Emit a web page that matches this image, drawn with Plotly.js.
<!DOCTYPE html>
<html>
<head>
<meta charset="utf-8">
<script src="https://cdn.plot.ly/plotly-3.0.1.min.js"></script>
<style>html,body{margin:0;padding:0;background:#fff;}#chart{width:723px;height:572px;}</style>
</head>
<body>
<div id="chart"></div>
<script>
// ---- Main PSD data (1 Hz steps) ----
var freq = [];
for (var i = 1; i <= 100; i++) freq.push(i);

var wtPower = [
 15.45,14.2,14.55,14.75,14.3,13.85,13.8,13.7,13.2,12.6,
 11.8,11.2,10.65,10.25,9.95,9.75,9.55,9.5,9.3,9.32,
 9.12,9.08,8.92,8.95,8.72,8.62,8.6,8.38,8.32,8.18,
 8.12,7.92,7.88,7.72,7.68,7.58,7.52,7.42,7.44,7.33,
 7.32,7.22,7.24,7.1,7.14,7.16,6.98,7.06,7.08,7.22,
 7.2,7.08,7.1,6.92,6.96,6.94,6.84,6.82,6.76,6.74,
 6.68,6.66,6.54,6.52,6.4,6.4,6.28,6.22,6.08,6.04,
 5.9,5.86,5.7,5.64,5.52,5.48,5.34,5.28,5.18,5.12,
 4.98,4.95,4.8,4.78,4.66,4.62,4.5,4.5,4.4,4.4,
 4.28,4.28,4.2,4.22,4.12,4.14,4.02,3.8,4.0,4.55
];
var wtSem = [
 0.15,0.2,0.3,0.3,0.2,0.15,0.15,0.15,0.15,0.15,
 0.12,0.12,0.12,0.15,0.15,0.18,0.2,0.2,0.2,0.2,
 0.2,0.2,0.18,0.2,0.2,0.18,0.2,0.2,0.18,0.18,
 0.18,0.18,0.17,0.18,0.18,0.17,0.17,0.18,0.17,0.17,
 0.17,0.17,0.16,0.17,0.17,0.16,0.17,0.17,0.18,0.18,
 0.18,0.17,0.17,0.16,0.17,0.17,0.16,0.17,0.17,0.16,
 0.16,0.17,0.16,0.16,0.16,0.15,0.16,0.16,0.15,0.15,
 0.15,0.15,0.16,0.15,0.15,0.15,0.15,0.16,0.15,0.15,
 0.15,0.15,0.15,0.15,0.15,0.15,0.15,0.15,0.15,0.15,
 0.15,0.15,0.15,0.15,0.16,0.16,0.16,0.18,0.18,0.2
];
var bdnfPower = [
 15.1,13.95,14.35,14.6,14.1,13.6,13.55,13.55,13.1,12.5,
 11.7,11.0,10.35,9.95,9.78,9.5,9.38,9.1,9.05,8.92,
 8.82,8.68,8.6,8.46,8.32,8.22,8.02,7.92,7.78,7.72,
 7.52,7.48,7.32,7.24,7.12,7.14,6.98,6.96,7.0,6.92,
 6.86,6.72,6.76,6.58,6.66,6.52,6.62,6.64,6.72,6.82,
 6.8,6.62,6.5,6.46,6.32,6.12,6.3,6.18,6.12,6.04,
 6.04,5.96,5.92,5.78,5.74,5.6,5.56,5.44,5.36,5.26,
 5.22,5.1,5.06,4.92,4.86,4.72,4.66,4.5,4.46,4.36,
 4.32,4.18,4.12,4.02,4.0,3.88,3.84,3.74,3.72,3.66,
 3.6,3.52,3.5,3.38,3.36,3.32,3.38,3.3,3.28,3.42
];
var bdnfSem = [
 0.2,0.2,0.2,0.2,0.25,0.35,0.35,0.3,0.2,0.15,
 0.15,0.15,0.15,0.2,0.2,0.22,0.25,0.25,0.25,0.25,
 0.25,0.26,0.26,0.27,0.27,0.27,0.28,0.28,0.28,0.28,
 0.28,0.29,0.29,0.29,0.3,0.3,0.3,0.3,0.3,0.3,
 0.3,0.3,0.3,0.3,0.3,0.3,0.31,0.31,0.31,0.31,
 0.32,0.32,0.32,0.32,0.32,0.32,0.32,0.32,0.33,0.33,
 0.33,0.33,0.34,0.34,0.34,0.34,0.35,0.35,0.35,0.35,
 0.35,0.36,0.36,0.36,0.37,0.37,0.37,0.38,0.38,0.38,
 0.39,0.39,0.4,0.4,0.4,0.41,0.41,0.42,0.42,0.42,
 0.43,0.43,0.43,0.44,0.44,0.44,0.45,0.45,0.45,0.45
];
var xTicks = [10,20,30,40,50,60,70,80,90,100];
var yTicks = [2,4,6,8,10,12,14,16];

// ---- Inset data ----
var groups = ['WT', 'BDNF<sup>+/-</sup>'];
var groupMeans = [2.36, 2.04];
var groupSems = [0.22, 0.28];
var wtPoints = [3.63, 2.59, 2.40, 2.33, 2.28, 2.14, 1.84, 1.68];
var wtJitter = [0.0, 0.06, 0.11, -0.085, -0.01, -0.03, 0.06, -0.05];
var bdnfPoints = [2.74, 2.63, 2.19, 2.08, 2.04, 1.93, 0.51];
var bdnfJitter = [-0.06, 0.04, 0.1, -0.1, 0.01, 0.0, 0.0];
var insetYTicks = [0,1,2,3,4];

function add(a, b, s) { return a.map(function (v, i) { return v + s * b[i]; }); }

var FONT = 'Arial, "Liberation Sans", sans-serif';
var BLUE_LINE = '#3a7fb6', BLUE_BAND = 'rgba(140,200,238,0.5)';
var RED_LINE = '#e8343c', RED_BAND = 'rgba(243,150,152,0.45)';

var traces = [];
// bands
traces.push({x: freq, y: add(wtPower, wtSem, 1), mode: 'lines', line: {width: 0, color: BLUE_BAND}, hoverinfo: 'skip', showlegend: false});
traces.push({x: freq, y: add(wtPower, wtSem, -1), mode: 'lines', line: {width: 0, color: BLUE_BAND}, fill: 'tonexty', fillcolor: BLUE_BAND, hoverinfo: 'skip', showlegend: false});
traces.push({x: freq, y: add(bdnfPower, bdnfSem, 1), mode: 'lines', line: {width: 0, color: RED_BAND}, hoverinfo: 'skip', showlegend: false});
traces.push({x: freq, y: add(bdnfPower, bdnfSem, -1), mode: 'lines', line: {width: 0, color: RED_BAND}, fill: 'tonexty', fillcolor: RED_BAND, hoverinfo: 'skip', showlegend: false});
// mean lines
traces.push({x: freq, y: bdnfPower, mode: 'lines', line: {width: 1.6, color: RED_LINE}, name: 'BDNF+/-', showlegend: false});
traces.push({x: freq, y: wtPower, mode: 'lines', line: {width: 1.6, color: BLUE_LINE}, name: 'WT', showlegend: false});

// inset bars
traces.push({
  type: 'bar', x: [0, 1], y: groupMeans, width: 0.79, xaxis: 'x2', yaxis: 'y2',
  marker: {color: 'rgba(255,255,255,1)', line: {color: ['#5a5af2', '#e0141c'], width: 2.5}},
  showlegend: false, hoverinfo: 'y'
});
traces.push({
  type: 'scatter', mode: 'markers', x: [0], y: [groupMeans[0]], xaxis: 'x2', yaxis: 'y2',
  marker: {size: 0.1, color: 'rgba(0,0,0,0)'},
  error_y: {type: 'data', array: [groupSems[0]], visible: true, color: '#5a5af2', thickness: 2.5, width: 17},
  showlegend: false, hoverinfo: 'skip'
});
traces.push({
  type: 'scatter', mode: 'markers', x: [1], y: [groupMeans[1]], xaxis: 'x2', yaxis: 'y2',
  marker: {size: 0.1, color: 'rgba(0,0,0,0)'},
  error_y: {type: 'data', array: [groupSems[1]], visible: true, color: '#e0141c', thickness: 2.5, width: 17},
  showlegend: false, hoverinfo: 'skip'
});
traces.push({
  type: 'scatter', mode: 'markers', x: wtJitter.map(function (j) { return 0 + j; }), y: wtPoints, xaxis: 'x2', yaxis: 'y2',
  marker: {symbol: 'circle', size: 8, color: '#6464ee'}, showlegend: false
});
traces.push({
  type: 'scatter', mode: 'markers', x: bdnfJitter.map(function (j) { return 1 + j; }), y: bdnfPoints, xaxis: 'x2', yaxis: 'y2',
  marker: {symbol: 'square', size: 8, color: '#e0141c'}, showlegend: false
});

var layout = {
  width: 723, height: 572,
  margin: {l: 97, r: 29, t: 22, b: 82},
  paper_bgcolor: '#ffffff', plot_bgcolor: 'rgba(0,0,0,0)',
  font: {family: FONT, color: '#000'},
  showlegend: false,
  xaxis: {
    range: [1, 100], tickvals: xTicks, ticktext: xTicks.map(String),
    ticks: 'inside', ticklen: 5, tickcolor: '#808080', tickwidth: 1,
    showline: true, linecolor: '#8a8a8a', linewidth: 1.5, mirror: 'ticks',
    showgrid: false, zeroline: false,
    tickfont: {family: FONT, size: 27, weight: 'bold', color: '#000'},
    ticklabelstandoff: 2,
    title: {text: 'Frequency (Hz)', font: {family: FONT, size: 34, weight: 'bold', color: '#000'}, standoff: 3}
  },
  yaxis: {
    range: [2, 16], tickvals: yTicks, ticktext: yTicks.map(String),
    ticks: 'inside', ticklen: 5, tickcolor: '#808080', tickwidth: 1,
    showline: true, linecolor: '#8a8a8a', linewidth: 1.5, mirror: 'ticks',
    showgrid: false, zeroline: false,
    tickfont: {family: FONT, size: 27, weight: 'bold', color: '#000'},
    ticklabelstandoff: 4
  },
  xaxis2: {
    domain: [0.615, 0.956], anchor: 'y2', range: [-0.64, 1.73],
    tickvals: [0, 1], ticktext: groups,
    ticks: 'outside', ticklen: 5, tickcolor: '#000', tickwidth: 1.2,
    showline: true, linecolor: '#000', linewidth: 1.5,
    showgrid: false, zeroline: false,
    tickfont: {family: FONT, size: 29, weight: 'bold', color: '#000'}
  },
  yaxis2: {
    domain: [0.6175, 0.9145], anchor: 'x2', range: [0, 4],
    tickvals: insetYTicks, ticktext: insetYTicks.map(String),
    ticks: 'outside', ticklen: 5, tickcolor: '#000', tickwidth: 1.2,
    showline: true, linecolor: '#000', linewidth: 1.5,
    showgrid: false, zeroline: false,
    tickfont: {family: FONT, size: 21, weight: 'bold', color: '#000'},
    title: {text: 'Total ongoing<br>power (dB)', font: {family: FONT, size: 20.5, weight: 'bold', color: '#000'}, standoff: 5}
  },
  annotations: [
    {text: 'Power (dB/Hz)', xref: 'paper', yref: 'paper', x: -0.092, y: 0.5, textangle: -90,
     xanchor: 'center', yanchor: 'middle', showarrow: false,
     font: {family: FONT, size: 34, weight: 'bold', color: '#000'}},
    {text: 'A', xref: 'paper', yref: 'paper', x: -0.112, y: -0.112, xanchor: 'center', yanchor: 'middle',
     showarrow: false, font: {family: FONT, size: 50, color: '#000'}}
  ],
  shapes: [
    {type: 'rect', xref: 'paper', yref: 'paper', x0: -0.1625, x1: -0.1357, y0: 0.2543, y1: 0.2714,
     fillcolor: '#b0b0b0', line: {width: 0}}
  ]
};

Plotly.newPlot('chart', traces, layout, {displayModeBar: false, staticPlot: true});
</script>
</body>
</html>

--

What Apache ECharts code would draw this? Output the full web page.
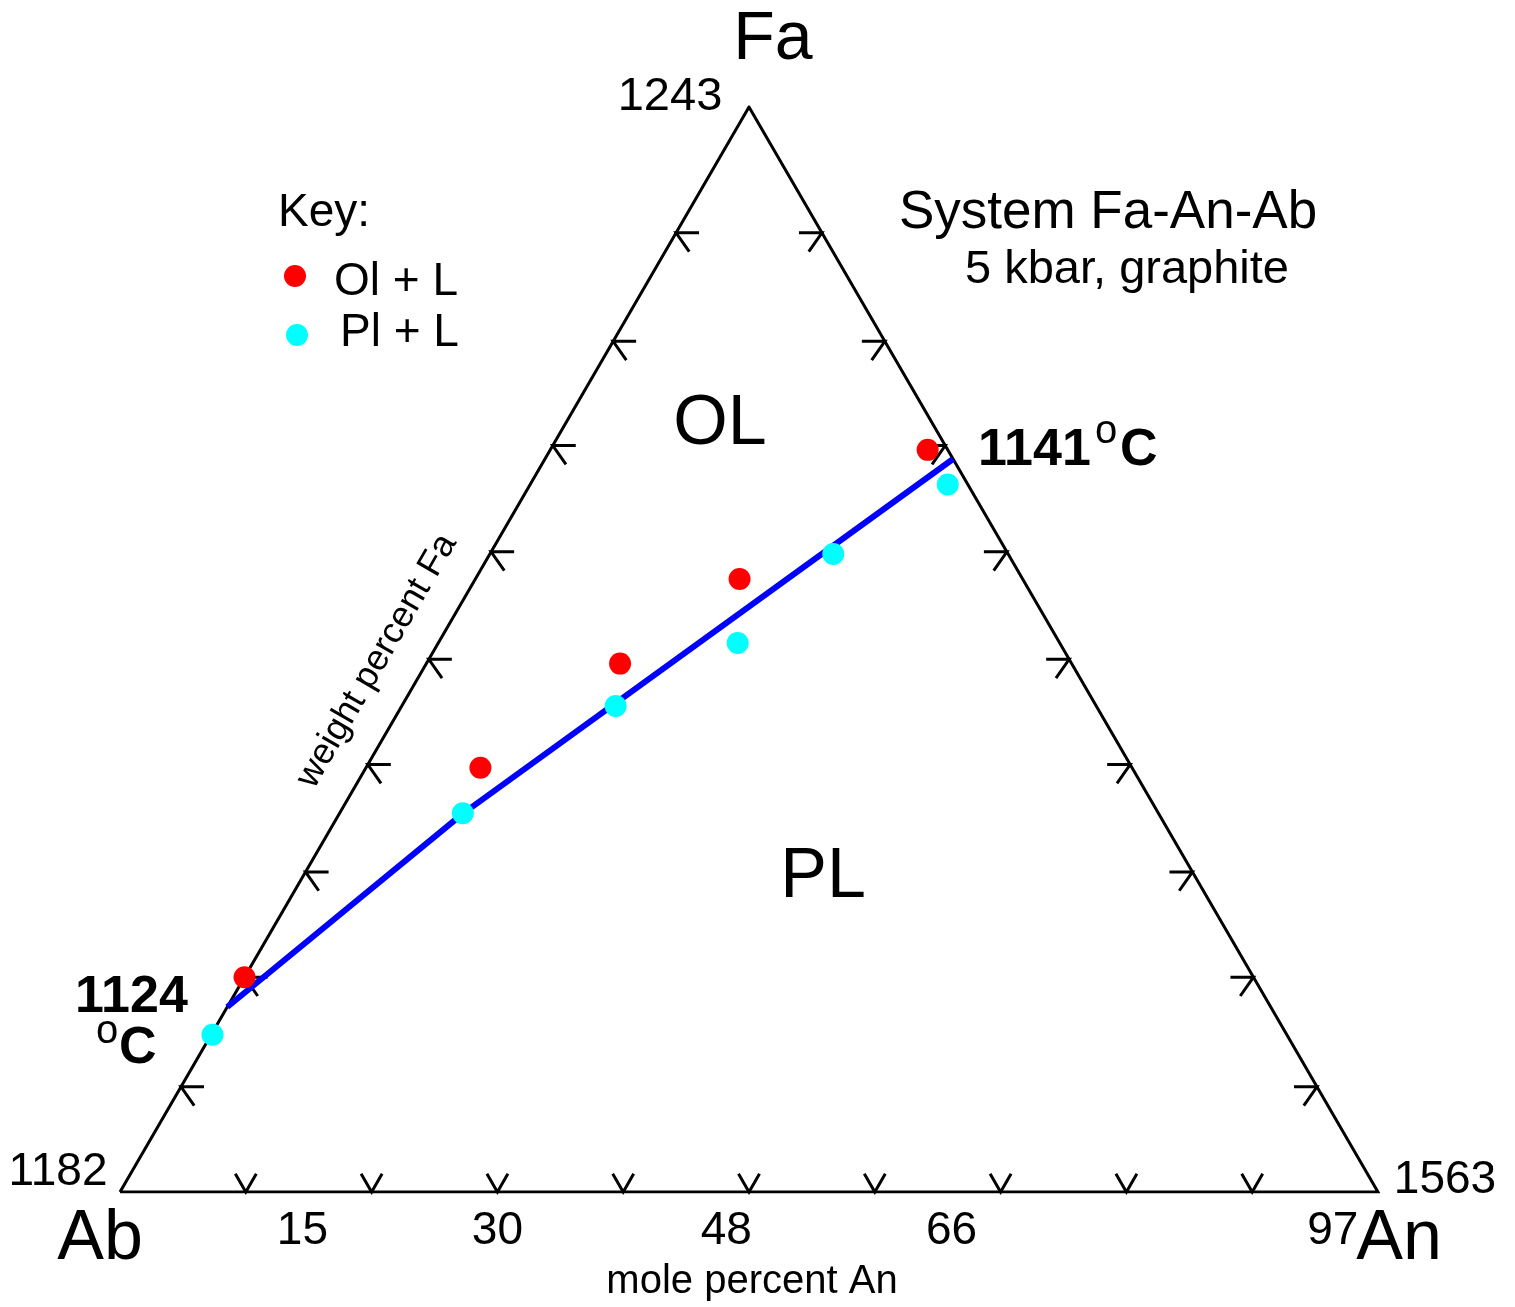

▶ [GIVEN REQUEST]
Output the section opening with the line that has "Emit a web page" and closing with the line that has "for (var i = 1; i <= 100; i++) freq.push(i);". Keep both end lines and leave out the rest.

▶ [THE RESULT]
Emit a web page that matches this image, drawn with Plotly.js.
<!DOCTYPE html>
<html>
<head>
<meta charset="utf-8">
<script src="https://cdn.plot.ly/plotly-3.0.1.min.js"></script>
<style>html,body{margin:0;padding:0;background:#fff;}#chart{width:723px;height:572px;}</style>
</head>
<body>
<div id="chart"></div>
<script>
// ---- Main PSD data (1 Hz steps) ----
var freq = [];
for (var i = 1; i <= 100; i++) freq.push(i);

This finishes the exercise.